Se l'accordo sul nucleare è stato il suo grande successo politico sul piano internazionale, è ora tutta interna la partita che il presidente Hassan Rohani si deve giocare per garantirsi il rinnovo del mandato nel 2017 e rispondere alle promesse fatte ai suoi elettori, sia sul piano economico che su quello delle libertà politiche e culturali. E' dunque in questa luce che il voto di oggi per il Majlis e l'Assemblea degli Esperti è cruciale per il suo futuro.
Una partita interna in cui le dinamiche del consenso sono impastoiate da norme costituzionali che affidano le redini del gioco alla Guida suprema e agli organi che questa controlla - primo fra tutti quel Consiglio dei Guardiani che ha preventivamente decimato i candidati moderati e riformisti. Ma che gli alleati di Rohani hanno sperato di vincere con una massiccia partecipazione a favore dei propri candidati. Da qui gli appelli al voto dello stesso Rohani e del suo popolare ministro degli Esteri Javad Zarif, seppur nel quadro di un richiamo a quel condiviso orgoglio nazionale cui si appellava per opposti motivi anche la Guida suprema Ali Khamenei.
Anche questi infatti ha esortato fino all'ultimo giorno ad una vasta partecipazione. E non solo per decretare con questo atto collettivo di legittimazione del sistema la "sconfitta dei nostri nemici", come sottolineato da Khamenei, ma soprattutto per mantenere il controllo dell'Assemblea degli Esperti (che probabilmente eleggerà la prossima Guida ) e del Majlis, dal quale continuare ad ostacolare le politiche di cambiamento e di apertura annunciate dal presidente.

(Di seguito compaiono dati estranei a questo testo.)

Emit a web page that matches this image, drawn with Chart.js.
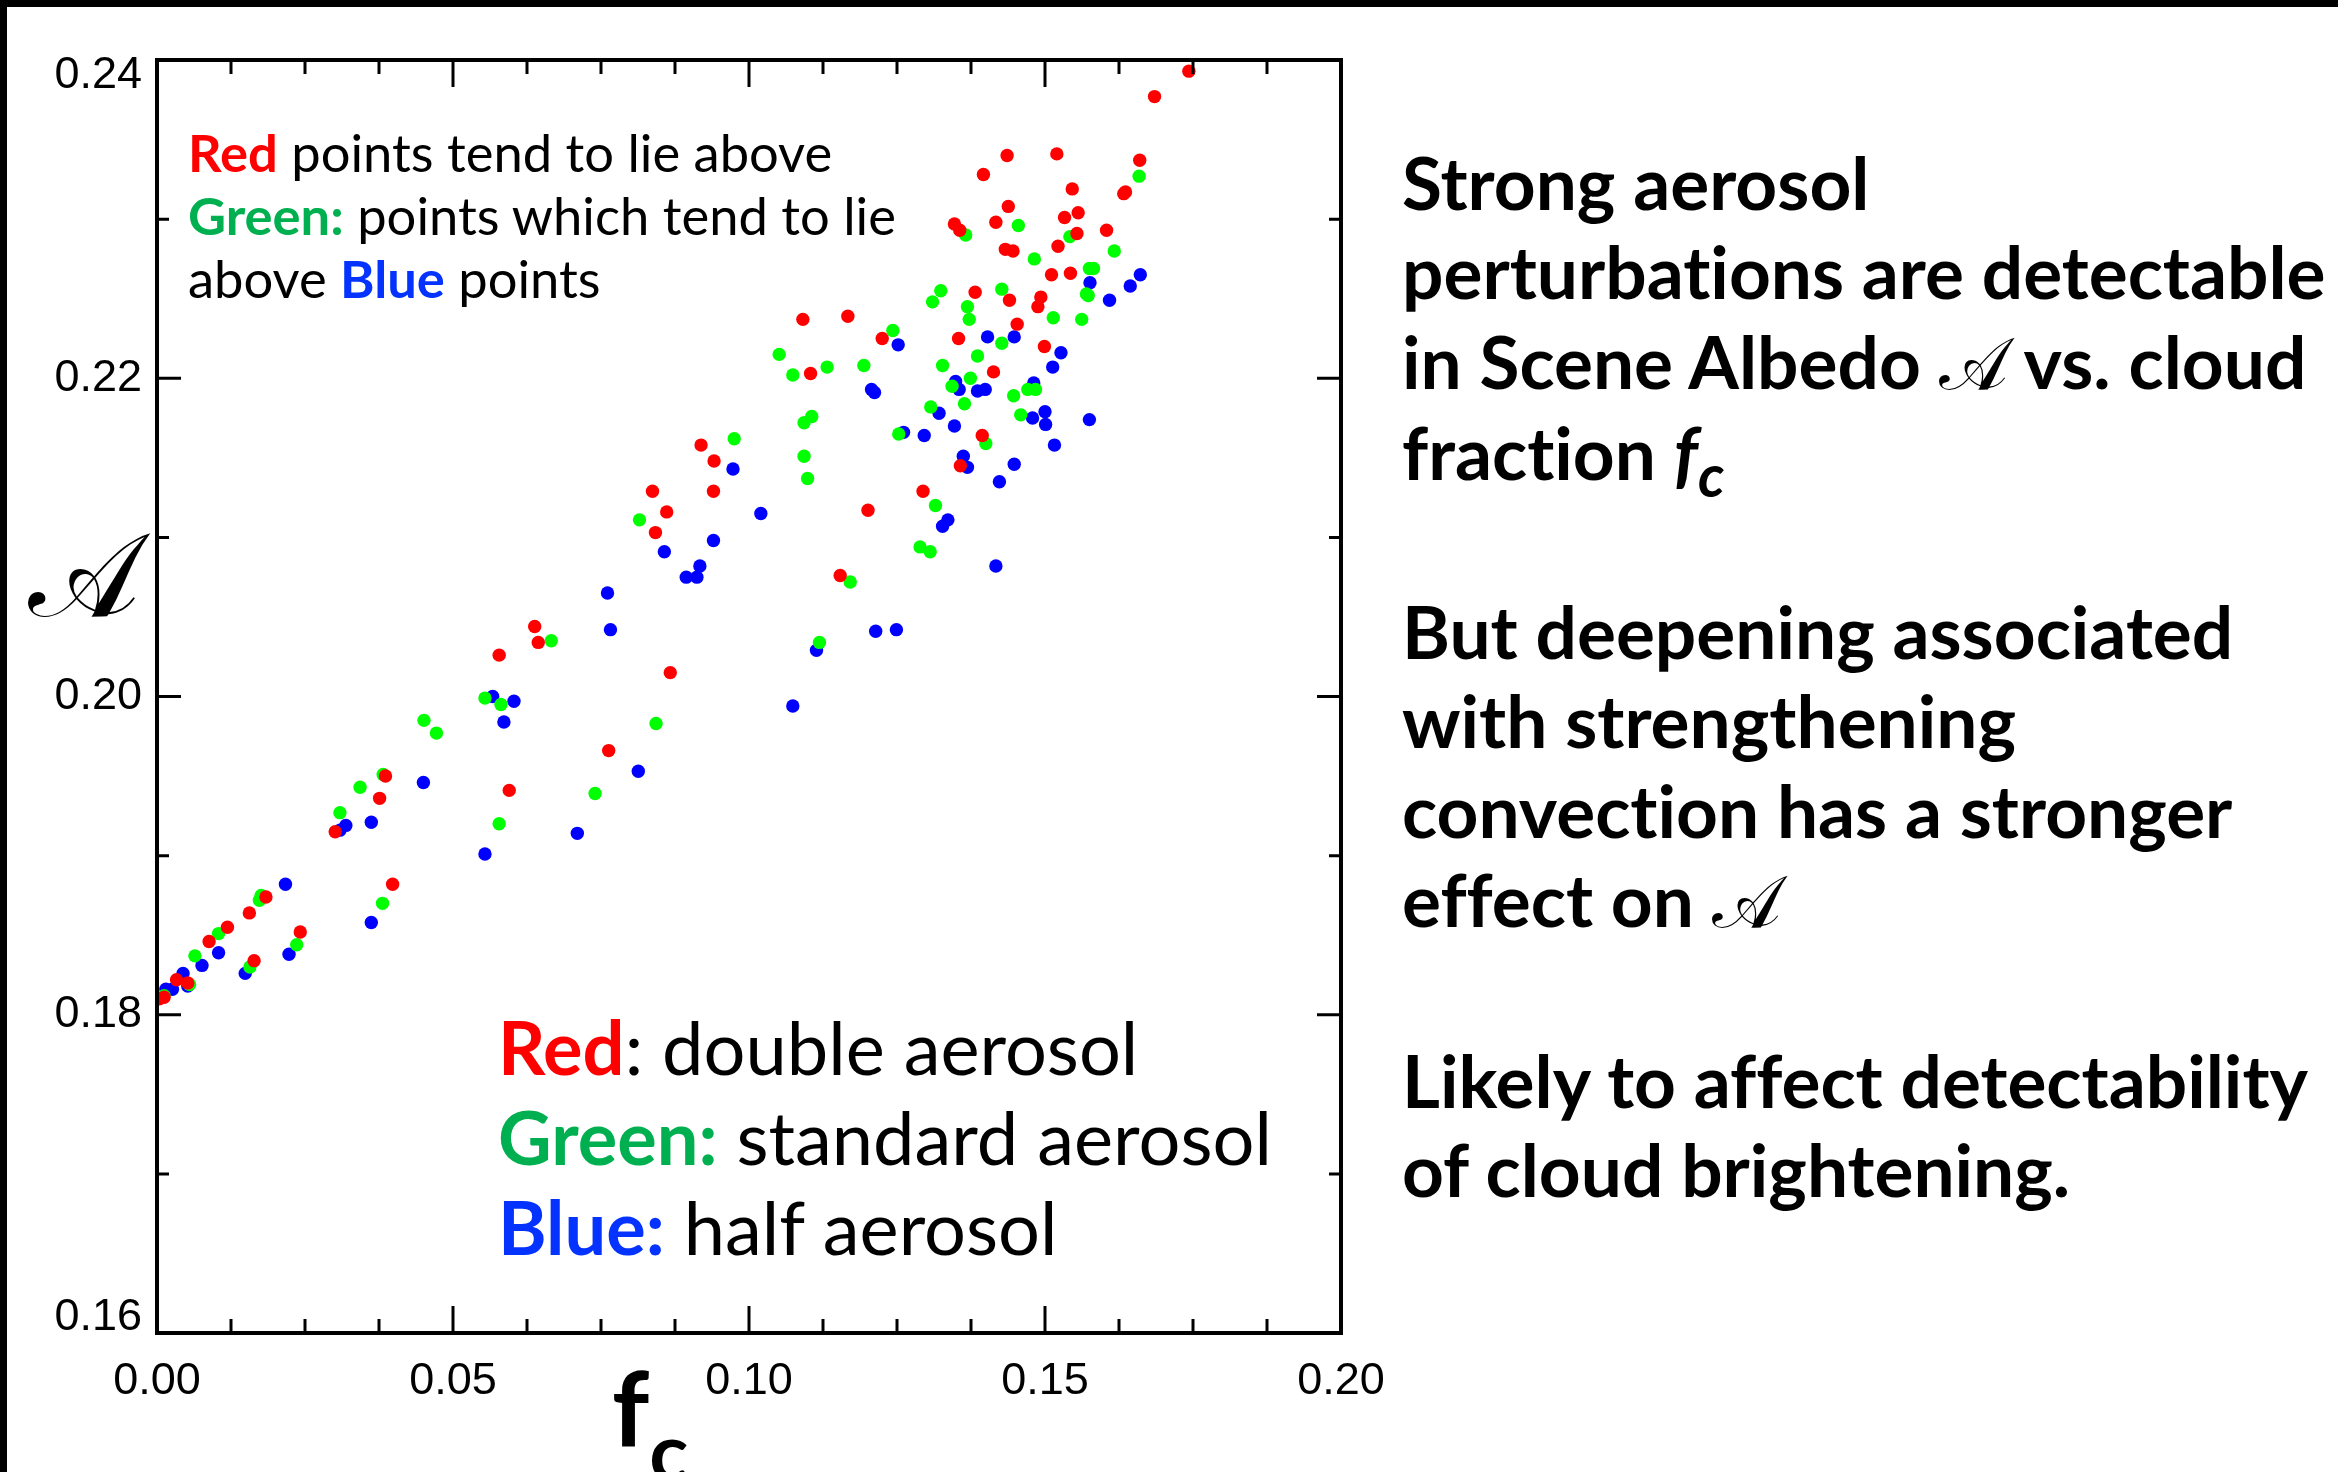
<!DOCTYPE html>
<html>
<head>
<meta charset="utf-8">
<script src="https://cdn.jsdelivr.net/npm/chart.js@4.4.1/dist/chart.umd.min.js"></script>
<style>
  html, body { margin: 0; padding: 0; background: #fff; }
  body { width: 2338px; height: 1472px; overflow: hidden; position: relative; }
  canvas { position: absolute; left: 0; top: 0; }
  #frame {
    position: absolute; left: 0; top: 0; width: 2338px; height: 1472px;
    border-top: 7px solid #000; border-left: 7px solid #000;
    box-sizing: border-box; pointer-events: none;
  }
  .txt {
    position: absolute; font-family: Lato, sans-serif; color: #000; white-space: nowrap;
    font-variant-ligatures: none;
  }
  .r { color: #ff0000; font-weight: 700; }
  .g { color: #00b050; font-weight: 700; }
  .b { color: #0433ff; font-weight: 700; }
  .cal { font-family: "DejaVu Serif", "DejaVu Sans", serif; font-weight: 400; }
  .sub { position: relative; top: 0.28em; font-size: 0.8em; line-height: 0; }

  #note { left: 188px; top: 120px; font-size: 52.5px; line-height: 63px; }
  #key  { left: 498px; top: 1002px; font-size: 74px; line-height: 90px; }
  #side { left: 1402px; top: 138px; font-size: 73px; line-height: 89.4px; font-weight: 700; }
  #ylab { left: 28px; top: 495px; font-size: 118px; line-height: 160px; }
  #xlab { left: 612px; top: 1342px; font-size: 104px; line-height: 130px; font-weight: 700; }
  #xlab .sub { top: 0.42em; font-size: 0.78em; }
</style>
</head>
<body>
<canvas id="chart" width="2338" height="1472"></canvas>

<div id="note" class="txt"><span class="r">Red</span> points tend to lie above<br><span class="g">Green:</span> points which tend to lie<br>above <span class="b">Blue</span> points</div>

<div id="key" class="txt"><span class="r">Red</span>: double aerosol<br><span class="g">Green:</span> standard aerosol<br><span class="b">Blue:</span> half aerosol</div>

<div id="side" class="txt">Strong aerosol<br>perturbations are detectable<br>in Scene Albedo <span class="cal">𝒜</span> vs. cloud<br>fraction <i>f</i><span class="sub"><i>c</i></span><br><br>But deepening associated<br>with strengthening<br>convection has a stronger<br>effect on <span class="cal">𝒜</span><br><br>Likely to affect detectability<br>of cloud brightening.</div>

<div id="ylab" class="txt cal">𝒜</div>
<div id="xlab" class="txt">f<span class="sub">c</span></div>

<div id="frame"></div>

<script>
// cloud fraction f_c (x) and scene albedo A (y)
const redF = [0.0004, 0.0012, 0.0033, 0.0052, 0.0088, 0.0119, 0.0156, 0.0184, 0.0164, 0.0242,
  0.0398, 0.0301, 0.0376, 0.0386, 0.0861, 0.0842, 0.0638, 0.0644, 0.0578, 0.0867,
  0.0763, 0.0595, 0.0919, 0.0941, 0.0837, 0.0940, 0.1511, 0.1543, 0.1382, 0.1440,
  0.1493, 0.1488, 0.1091, 0.1167, 0.1225, 0.1453, 0.1354, 0.1499, 0.1104, 0.1413,
  0.1394, 0.1357, 0.1294, 0.1201, 0.1154, 0.1743, 0.1685, 0.1436, 0.1520, 0.1660,
  0.1396, 0.1546, 0.1633, 0.1636, 0.1438, 0.1556, 0.1533, 0.1417, 0.1347, 0.1356,
  0.1554, 0.1604, 0.1522, 0.1433, 0.1446];
const redA = [0.1810, 0.1811, 0.1822, 0.1820, 0.1846, 0.1855, 0.1864, 0.1874, 0.1834, 0.1852,
  0.1882, 0.1915, 0.1936, 0.1950, 0.2116, 0.2103, 0.2044, 0.2034, 0.2026, 0.2015,
  0.1966, 0.1941, 0.2158, 0.2148, 0.2129, 0.2129, 0.2265, 0.2266, 0.2254, 0.2249,
  0.2251, 0.2245, 0.2237, 0.2239, 0.2225, 0.2234, 0.2225, 0.2220, 0.2203, 0.2204,
  0.2164, 0.2145, 0.2129, 0.2117, 0.2076, 0.2393, 0.2377, 0.2340, 0.2341, 0.2337,
  0.2328, 0.2319, 0.2316, 0.2317, 0.2308, 0.2304, 0.2301, 0.2298, 0.2297, 0.2293,
  0.2291, 0.2293, 0.2283, 0.2281, 0.2280];

const greenF = [0.0012, 0.0055, 0.0064, 0.0104, 0.0173, 0.0176, 0.0157, 0.0236, 0.0381, 0.0578,
  0.0309, 0.0343, 0.0382, 0.0815, 0.0666, 0.0554, 0.0581, 0.0451, 0.0472, 0.0843,
  0.0740, 0.0975, 0.1482, 0.1575, 0.1582, 0.1570, 0.1573, 0.1427, 0.1324, 0.1310,
  0.1369, 0.1372, 0.1243, 0.1514, 0.1562, 0.1427, 0.1051, 0.1074, 0.1132, 0.1194,
  0.1386, 0.1327, 0.1374, 0.1343, 0.1471, 0.1484, 0.1447, 0.1364, 0.1307, 0.1459,
  0.1106, 0.1093, 0.1253, 0.1400, 0.1093, 0.1099, 0.1315, 0.1289, 0.1306, 0.1171,
  0.1119, 0.1659, 0.1366, 0.1455, 0.1542, 0.1617];
const greenA = [0.1812, 0.1819, 0.1837, 0.1851, 0.1872, 0.1875, 0.1830, 0.1844, 0.1870, 0.1920,
  0.1927, 0.1943, 0.1951, 0.2111, 0.2035, 0.1999, 0.1995, 0.1985, 0.1977, 0.1983,
  0.1939, 0.2162, 0.2275, 0.2269, 0.2269, 0.2253, 0.2252, 0.2256, 0.2255, 0.2248,
  0.2245, 0.2237, 0.2230, 0.2238, 0.2237, 0.2222, 0.2215, 0.2202, 0.2207, 0.2208,
  0.2214, 0.2208, 0.2200, 0.2195, 0.2193, 0.2193, 0.2189, 0.2184, 0.2182, 0.2177,
  0.2176, 0.2172, 0.2165, 0.2159, 0.2151, 0.2137, 0.2120, 0.2094, 0.2091, 0.2072,
  0.2034, 0.2327, 0.2290, 0.2296, 0.2289, 0.2280];

const blueF = [0.0015, 0.0026, 0.0044, 0.0052, 0.0076, 0.0104, 0.0217, 0.0149, 0.0223, 0.0362,
  0.0309, 0.0319, 0.0362, 0.0554, 0.0710, 0.0940, 0.0857, 0.0917, 0.0894, 0.0912,
  0.0761, 0.0766, 0.0567, 0.0603, 0.0586, 0.1074, 0.0813, 0.0450, 0.0973, 0.1576,
  0.1661, 0.1644, 0.1609, 0.1252, 0.1403, 0.1448, 0.1527, 0.1513, 0.1349, 0.1355,
  0.1386, 0.1399, 0.1207, 0.1212, 0.1481, 0.1321, 0.1347, 0.1479, 0.1500, 0.1501,
  0.1575, 0.1261, 0.1296, 0.1362, 0.1369, 0.1448, 0.1516, 0.1423, 0.1020, 0.1336,
  0.1327, 0.1417, 0.1114, 0.1214, 0.1249];
const blueA = [0.1816, 0.1816, 0.1826, 0.1818, 0.1831, 0.1839, 0.1882, 0.1826, 0.1838, 0.1858,
  0.1916, 0.1919, 0.1921, 0.1901, 0.1914, 0.2098, 0.2091, 0.2082, 0.2075, 0.2075,
  0.2065, 0.2042, 0.2000, 0.1997, 0.1984, 0.1994, 0.1953, 0.1946, 0.2143, 0.2260,
  0.2265, 0.2258, 0.2249, 0.2221, 0.2226, 0.2226, 0.2216, 0.2207, 0.2198, 0.2193,
  0.2192, 0.2193, 0.2193, 0.2191, 0.2197, 0.2178, 0.2170, 0.2175, 0.2179, 0.2171,
  0.2174, 0.2166, 0.2164, 0.2151, 0.2144, 0.2146, 0.2158, 0.2135, 0.2115, 0.2111,
  0.2107, 0.2082, 0.2029, 0.2041, 0.2042];

const xTickValues = [0, 0.05, 0.10, 0.15, 0.20];
const xTickLabels = ['0.00', '0.05', '0.10', '0.15', '0.20'];
const yTickValues = [0.16, 0.18, 0.20, 0.22, 0.24];
const yTickLabels = ['0.16', '0.18', '0.20', '0.22', '0.24'];

const pts = (xs, ys) => xs.map((x, i) => ({ x, y: ys[i] }));

// inward major/minor ticks on all four sides, plus the box
const boxTicks = {
  id: 'boxTicks',
  afterDatasetsDraw(chart) {
    const { ctx, chartArea: a, scales: { x, y } } = chart;
    ctx.save();
    ctx.strokeStyle = '#000';
    ctx.lineWidth = 3;
    ctx.beginPath();
    for (let i = 0; i <= 16; i++) {
      const px = x.getPixelForValue(i * 0.0125);
      const len = i % 4 === 0 ? 27 : 14;
      ctx.moveTo(px, a.bottom); ctx.lineTo(px, a.bottom - len);
      ctx.moveTo(px, a.top); ctx.lineTo(px, a.top + len);
    }
    for (let i = 0; i <= 8; i++) {
      const py = y.getPixelForValue(0.16 + i * 0.01);
      const len = i % 2 === 0 ? 24 : 12;
      ctx.moveTo(a.left, py); ctx.lineTo(a.left + len, py);
      ctx.moveTo(a.right, py); ctx.lineTo(a.right - len, py);
    }
    ctx.stroke();
    ctx.lineWidth = 4;
    ctx.strokeRect(a.left, a.top, a.right - a.left, a.bottom - a.top);
    ctx.restore();
  }
};

const tickFont = { family: 'Liberation Sans', size: 45, lineHeight: 0.7 };

new Chart(document.getElementById('chart'), {
  type: 'scatter',
  data: {
    datasets: [
      { label: 'double aerosol', data: pts(redF, redA), backgroundColor: '#ff0000' },
      { label: 'standard aerosol', data: pts(greenF, greenA), backgroundColor: '#00ff00' },
      { label: 'half aerosol', data: pts(blueF, blueA), backgroundColor: '#0000ff' },
    ],
  },
  options: {
    responsive: false,
    animation: false,
    devicePixelRatio: 1,
    layout: { padding: { top: 60, right: 997, left: 0, bottom: 0 } },
    elements: { point: { radius: 6.7, hoverRadius: 6.7, borderWidth: 0 } },
    plugins: { legend: { display: false }, tooltip: { enabled: false } },
    scales: {
      x: {
        type: 'linear', min: 0, max: 0.2,
        grid: { display: false, drawTicks: false },
        border: { display: false },
        afterBuildTicks: (s) => { s.ticks = xTickValues.map((value) => ({ value })); },
        afterFit: (s) => { s.height = 139; },
        ticks: {
          color: '#000', font: tickFont, padding: 33, maxRotation: 0, autoSkip: false,
          callback: (v, i) => xTickLabels[i],
        },
      },
      y: {
        type: 'linear', min: 0.16, max: 0.24,
        grid: { display: false, drawTicks: false },
        border: { display: false },
        afterBuildTicks: (s) => { s.ticks = yTickValues.map((value) => ({ value })); },
        afterFit: (s) => { s.width = 157; },
        ticks: {
          color: '#000', font: tickFont, padding: 15, autoSkip: false,
          // end labels sit a little inside the box, as in the original
          callback: (v, i, ticks) => {
            const t = yTickLabels[i];
            if (i === ticks.length - 1) return ['', t];
            if (i === 0) return [t, ''];
            return t;
          },
        },
      },
    },
  },
  plugins: [boxTicks],
});
</script>
</body>
</html>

I conservatori oltranzisti hanno infatti costantemente tentato di mettere i bastoni tra le ruote alla squadra negoziale di Zarif ai tavoli di Ginevra e di Vienna, pur consapevoli che quell'accordo avrebbe avuto il via libera definitivo, seppur a denti stretti e con inveterata retorica anti-americana, dallo stesso Khamenei. Mentre riaffioravano periodiche iniziative per la sfiducia a vari ministri, e la magistratura - dominata dalla stessa ideologia - metteva il morso alle libertà politiche e culturali con periodiche ondate di arresti e condanne, o anche solo con cancellazioni di eventi e concerti pur autorizzati. Nei prossimi giorni, con la conta degli eletti, si capirà chi avrà vinto questa partita politica tutta interna al sistema. Ma anche dovesse ottenere il miglior risultato possibile, Rohani non avrà certo tempo per sedersi sugli allori. La revoca delle sanzioni non sarà di per sé sufficiente a liberalizzare e adeguare al mercato internazionale - soprattutto in tempi di bassi prezzi del petrolio - un'economia dove dominano la corruzione e i monopoli di potentati legati alle Guardie della rivoluzione e alle fondazioni religiose. E a creare occupazione per tanti giovani qualificati e pronti ad andare all'estero. E senza una solida base parlamentare, sarà ancora più difficile per Rohani rispondere alle richieste di maggiori libertà politiche e di espressione che gli giungono da una società civile colta e già occidentalizzata. A cominciare dalla liberazione dagli arresti domiciliari cui sono costretti da cinque anni gli ex candidati presidenti, e leader dell'Onda verde del 2009, Mehdi Kharrubi e Mir Hossein Mussavi.